Reliability - This is something I’ve had trouble with on other Sony lenses in my 9 years with Sony, unfortunately - where I’ve had several focus motor issues. They’ve vastly improved over the years, but ZEISS has greater experience in this (over 170 years experience) and I’ve never had a problem with a single ZEISS lens (be it ZEISS alone or a Sony/ZEISS partnered lens). I have to have reliable gear and ZEISS has always been my best choice. Seeing that AF isn’t really a need for me in the macro department it’s not something I need in the lens. I actually had recommended the 90mm G Macro to someone and their copy was a bad copy and had to obtain a replacement. These are things I just never had with the ZEISS lenses, so I simply stick to what works best for me. For Weddings I can’t have gear fail on me.
I don’t think you’ll make a bad choice either way you go and think both of these lenses are incredibly amazing. I would know, I’ve photographed with both of them! They’re not that different in price either so it will come down to which one suits you best for your needs.

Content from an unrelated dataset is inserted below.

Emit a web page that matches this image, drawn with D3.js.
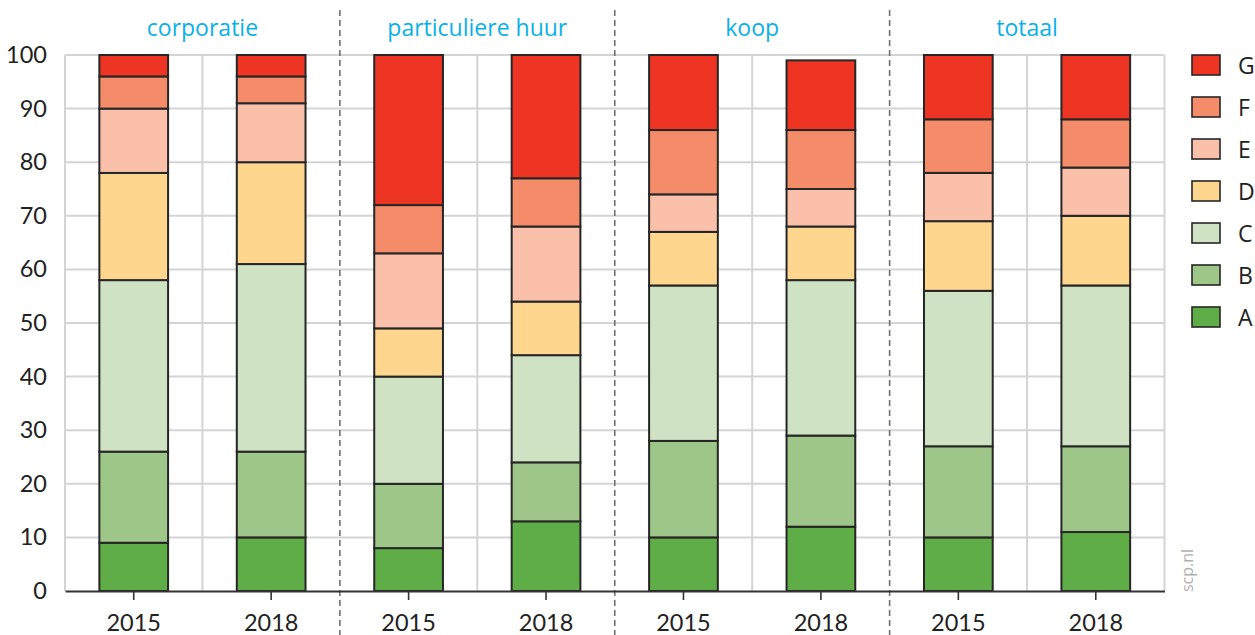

Conclusion: Who is/isn’t this for?
If you’re someone who loves manual focus lenses then you’d love this lens! It’s one built to last and offers amazing quality for any type of shooting scenario.
If budget is a priority for you then I recommend checking out the ZEISS Classic version of this lens, ZEISS Classic 2/50mm Makro-Planar (Canon | Nikon). It’s a few hundred dollars cheaper than the Milvus and doesn’t offer the weather sealing that the Milvus line does but if you don’t expect to really be out in the elements anyways then it’s a very smart choice to take! That’s actually the one I bought for my actual camera kit.
If you want a lens more comparable to the Sony 2.8/90mm G Macro then be sure to check out the ZEISS Milvus 2/100mm Makro-Planar (Canon | Nikon) or ZEISS Classic 2/100mm Makro-Planar (Canon | Nikon).
All images featured in this review were photographed with the Sony a9. All images have also been post processed from their RAW files, using Adobe Lightroom.